Homage to a mentor: Guest conductor to use concert performance as a salute

Submitted photo Charles Latshaw, former assistant conductor of the Columbus Indiana Philharmonic, will lead the orchestra March 25.

When Charles Latshaw returns to the local stage he left 14 years ago, he figures to bow deeply to the legacy of the man who allowed him to have some of the greatest early conducting experiences of his professional life.

As he raises his baton March 25 to lead the Columbus Indiana Philharmonic, his emotion will rise simultaneously — especially when he conducts Johannes Brahms’ first symphony as part of a program he has titled “Golden Days.” The piece was Brahms’ salute to Ludwig von Beethoven.

The 43-year-old Latshaw will use it to salute David Bowden, his mentor and the Philharmonic’s award-winning artistic director for its first 35 years. Latshaw served as Bowden’s assistant conductor from 2005 to 2009.

“This is my homage to the great shadow of David Bowden,” Latshaw said, speaking by phone from his home in Grand Junction, Colorado, where he serves as music director of the Grand Junction Symphony Orchestra. “I want to give honor to him, and also because I am feeling some of the same kinds of correlations between my current age and Brahms’ age (of 43 at the finish of the symphony).”

Latshaw, who also is music director of Flagstaff Symphony Orchestra, is the fifth music director candidate this season to lead the local ensemble in a tryout to be Bowden’s replacement. The concert unfolds at 7:30 p.m. at Judson Erne Auditorium, 1400 25th St.

He laughed about how he is different today than the doctoral music student he was years ago at Indiana University’s top-ranked Jacobs School of Music when he served here.

“I feel like a full-grown adult now,” he said.

In his formative conducting time here, he led ensembles in competitions in such far-flung locales as Spain and Austria. Ask him why he wants to add the local Philharmonic to his conducting duties, and he begins answering before the query is even finished.

“It’s a great orchestra,” he said. “And I know that it’s one that easily could be taken for granted. For a community the size of Columbus to have such an extraordinarily artistic orchestra is truly a great blessing.

“So to be able to work at such a high level there is one of the things that attracts me.”

He added that he’s especially excited to see the orchestra roster still include a number of the musicians he worked with here years ago. Among plans that he would love to institute if he is chosen as the ensemble’s new leader is an idea he has been doing for several years in both Grand Junction and Flagstaff: having area elementary school students attend a special afternoon performance and play recorders right along with the performance.

“There’s nothing like the sound of 1,200 kids playing recorder with the FSO,” he said of the latest such play-along.

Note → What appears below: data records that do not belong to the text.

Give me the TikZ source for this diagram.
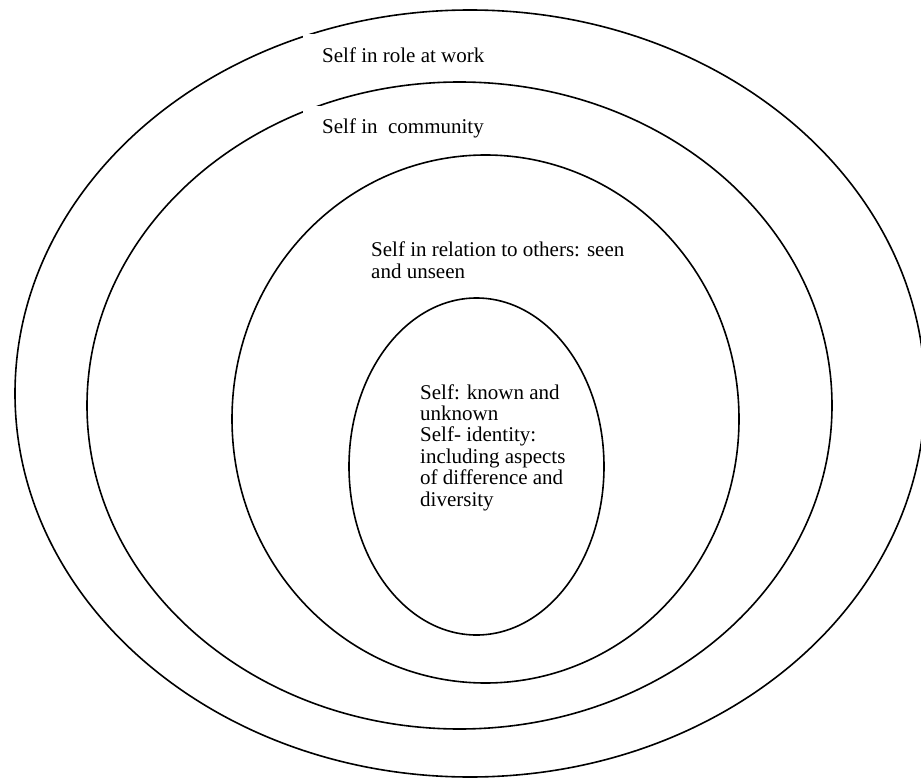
\documentclass[tikz,border=0pt]{standalone}
\usepackage{fontspec}
\setmainfont{Liberation Serif}
\begin{document}
\begin{tikzpicture}[x=1pt,y=-1pt,
  ring/.style={draw=black,line width=1.6pt},
  lbl/.style={anchor=base west,inner sep=0pt,font=\fontsize{21}{21.4}\selectfont,align=left}]
\useasboundingbox (0,0) rectangle (921,778);
\fill[white] (0,0) rectangle (921,778);
\path[ring] (470,393.5) ellipse [x radius=455pt, y radius=383.5pt];
\path[ring] (459.5,405.5) ellipse [x radius=372.5pt, y radius=323.5pt];
\path[ring] (485.5,419) ellipse [x radius=253.5pt, y radius=264pt];
\path[ring] (476.5,466.5) ellipse [x radius=127.5pt, y radius=168.5pt];
\fill[white] (303,34.5) rectangle (520,78);
\fill[white] (303,106.5) rectangle (520,148);
\node[lbl] (work) at (322,63) {Self in role at work};
\node[lbl] (comm) at (322,134) {Self in\ \ community};
\node[lbl] (rel) at (371,278) {Self in relation to others: seen\\and unseen};
\node[lbl] (self) at (420,506) {Self: known and\\unknown\\Self- identity:\\including aspects\\of difference and\\diversity};
\end{tikzpicture}
\end{document}
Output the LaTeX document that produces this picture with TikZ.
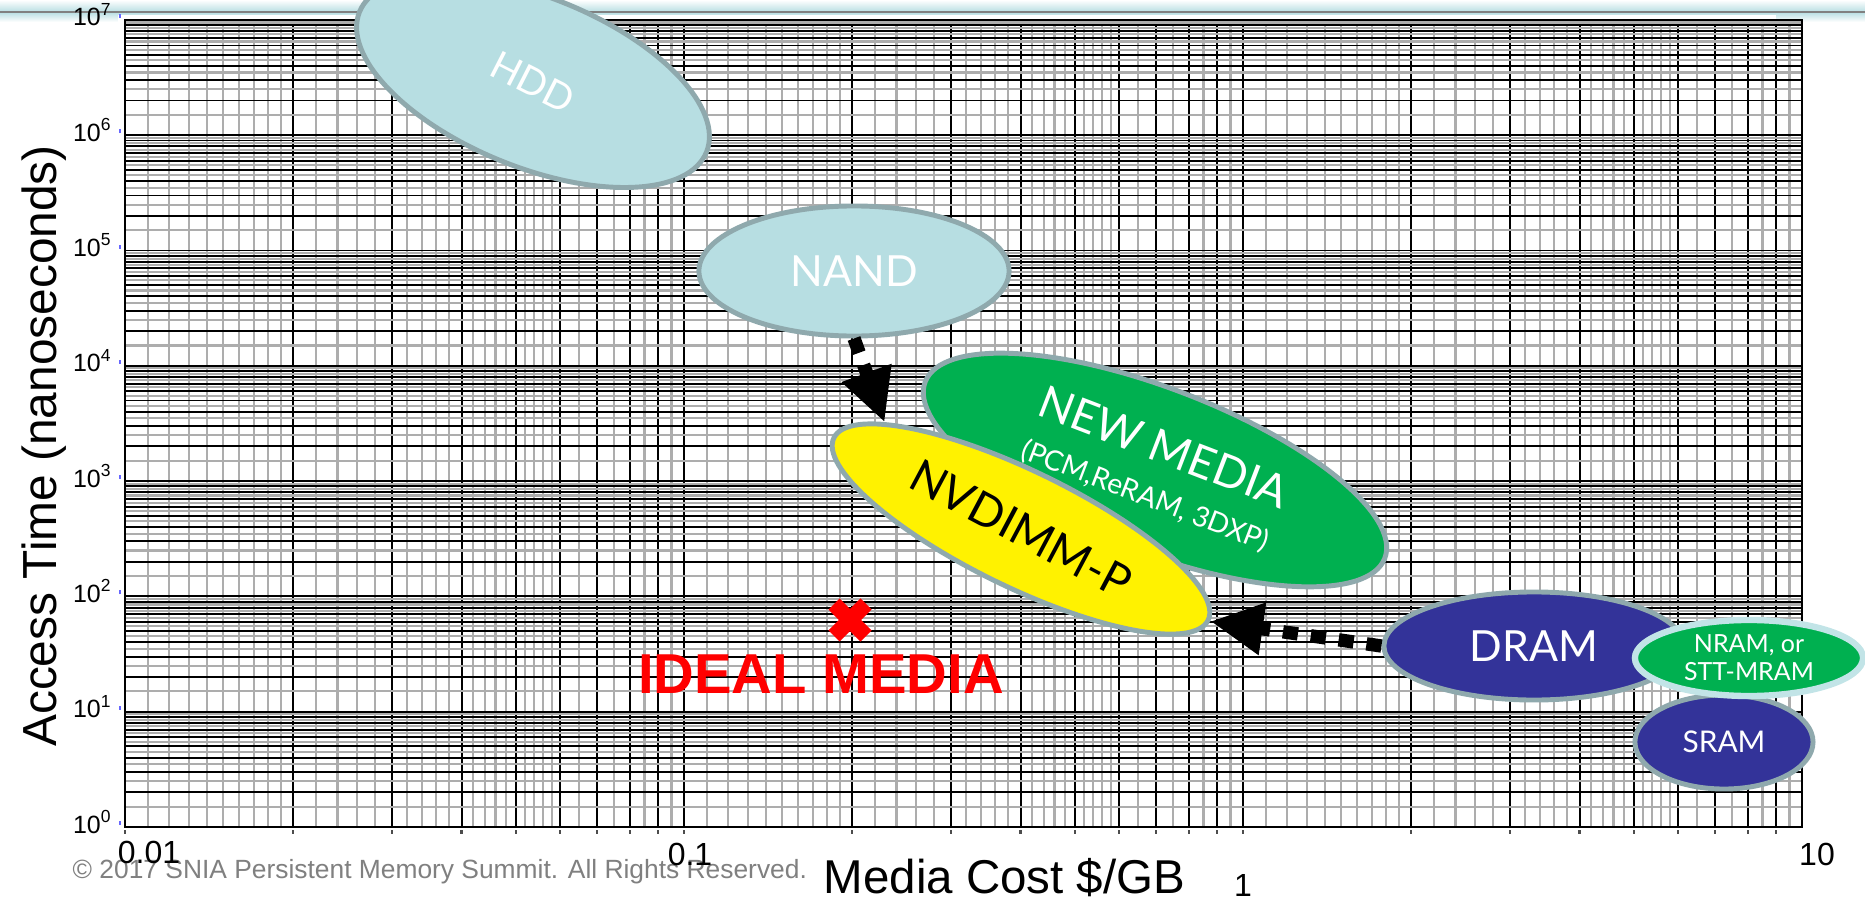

Plus, he’d love to introduce some more contemporary repertoire of living composers to the Philharmonic’s programs.

“Overall,” he said, “my top priority will be in making sure that the Columbus Indiana Philharmonic is still doing exciting things,” he said. “And I’d like to do some things to raise the orchestra’s profile even more so that the rest of the country knows that the orchestra exists.”

About the concert

Who: Charles Latshaw leading the Columbus Indiana Philharmonic in a program titled “Golden Years” as part of his tryout performance to be the orchestra’s new music director in a season known as “Maestro!”

When: 7:30 p.m. March 25.

Where: Judson Erne Auditorium, 1400 25th St.